Vatican Radio reported that the mayors et al. concluded by planning to “coalesce in an Urban SDG Alliance” and pledging “to work toward the success of the SDGs in our own cities…and to help all cities to achieve the new SDGs with success.”

In an interview with CNN that month, Sánchez Sorondo gave a nod to the pledge, stating that “as we move towards setting new (United Nations’) sustainable development goals, we also understand that one of our key priorities is improving social inclusion.”

The Vatican’s media consultant for the mayors’ symposium was Michael Shank, who is communication director for Jeffrey Sachs, and for the Sustainable Development Solutions Network.

Shank had previously directed communications for the April 2015 Vatican-Sachs-Ki-Moon climate conference, according to a report by Eastern Mennonite University, and so happy was the Vatican with his work that he was invited back in July.

And Shank was also working out of the Pontifical Academy of Social Sciences (PASS) office in April 2016 when Sánchez Sorondo announced he had invited pro-abortion Bernie Sanders, the septuagenarian hard-left Democratic presidential nomination contender, to speak at a Vatican conference on Pope John Paul II’s encyclical on economics and the social order, Centesimus annus.
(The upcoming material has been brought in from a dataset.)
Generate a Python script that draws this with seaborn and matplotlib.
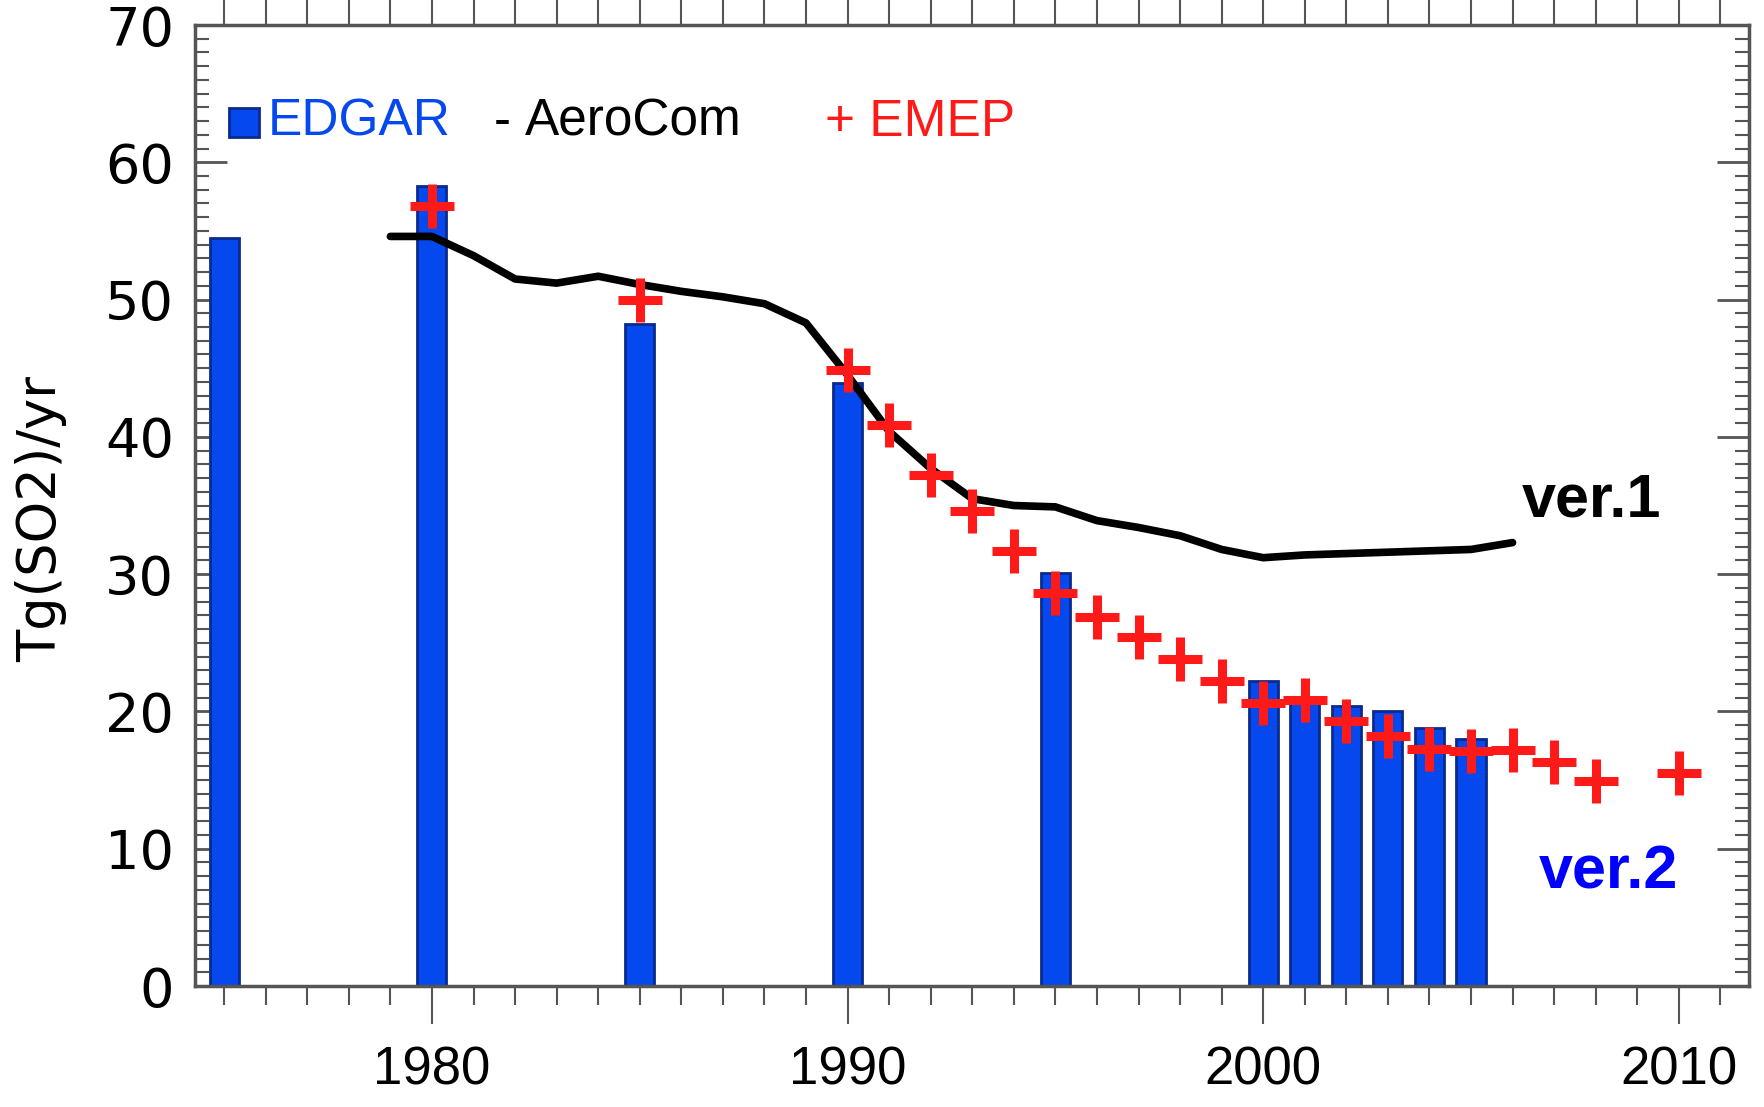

Sachs, an advisor for Sanders, also spoke at the conference.

Inside the Vatican’s Robert Moynihan confirmed that when he called PASS to ask if Sanders was, as rumoured, going to meet the Pope (Sanders did), he was put through to Shank.

It’s not surprising then, that during Pope Francis’ visit to the United States in September, a United Nations Foundation’s dinner hosted by Ted Turner honoured Sánchez Sorondo for “convening several important dialogues” to “prepare the way for Laudato Si’.”

Pope praises Sánchez Sorondo, who shrugs off warnings on UN’s SDGs

Sánchez Sorondo dismissed concerns about the UN’s population agenda last July, telling reporters that the “Holy See does not see the United Nations as the devil as certain right-wing thinkers do.”

And in a notable response to Gennarini, Sánchez Sorondo stated that the SDGs “do not even mention abortion or population control” while at the same time conceding they “speak of access to family planning and sexual and reproductive health and reproductive rights.” But, he added, “the interpretation and application of these depends on governments.”

In defending his contentious climate conference, Sánchez Sorondo stated that far from criticizing him, his “superiors” had “authorized me, and several of them participated.”

At this June’s summit, Pope Francis praised the chancellor’s efforts and noted that a “number of prestigious external collaborators – to whom I offer my heartfelt thanks – have engaged in important activities in defence of human dignity and freedom in our day.”

Sachs took the opportunity to laud Laudato si’ as “a remarkable eye-opening to the world” that “called for an integral human and sustainable development. It called for what Pope Francis called a ‘common plan for our common home’.”

He stated that “if we can remember the least among us, we not only dignify each individual but we protect all of humanity.”

However, Sachs’ published works, and arguably, his entire career trajectory and ambitions, demonstrate that for him, the “least among us” does not include the child in the womb, and that his preferred method to eliminate poverty is to eliminate people who are poor through abortion and contraception.

Sachs on the record

Indeed, Gennarini describes Sachs as “the heir-apparent of the discredited population alarmists of the twentieth century who warned against the ‘population bomb’ and developed the concept of the Earth’s limited ‘caring capacity’.”

In his 2008 book Commonwealth: Economics for a Crowded Planet, Sachs argues for legalized abortion as a cost-effective means to “eliminate unwanted children” when contraception fails. He also “praises the widespread adoption of family planning programs in the 60s and 70s, even though they are widely recognized as having been coercive and dehumanizing,” writes Gennarini.

Sachs regards abortion as a “lower-risk and lower-cost option” than having a child, and asserts that “high fertility rates are deleterious to economic development,” and that “legalization of abortion reduces a country’s total fertility rate significantly, by as much as half a child on average.”

As main architect of the UN’s Millennium Development Goals, Sachs was part of the successful push to re-insert the phrases “sexual and reproductive health” and “reproductive rights” in the MDG’s implementation strategy, despite these having been initially omitted and despite protests by the United States and the Holy See at the time, noted Gennarini.

Sachs: “Amazing things happen” at the Holy See

SPUC’s Patrick Buckley echoed the fears of pro-life advocates when, on behalf of Voice of the Family, he protested the Vatican-Sachs-Ki Moon collaboration for the April 2015 climate conference.

“Unfortunately, pro-life and pro-family advocates who lobby at the UN have witnessed the environmental issues become an umbrella to cover a wide spectrum of attacks on human life and the family,” stated Buckley.

The UN SDGs “include strong attacks on life and family” and “will determine the direction and financial aid for the third world countries for the next 15 years,” he warned.

Added Buckley: “Understandably the population control, pro-abortion lobby must be feeling very much empowered by the influence being exercised in the Vatican by two of the culture of death’s leading figures, Ban Ki Moon and Professor Jeffrey Sachs.”

Perhaps that’s why, when addressing the June summit at the Holy See, Sachs seemed almost giddy with enthusiasm.

“For me, this is one of the most remarkable rooms in the whole world,” he effused. “I can only share my sense that when we get together amazing things happen … It’s always a thrill to be here.”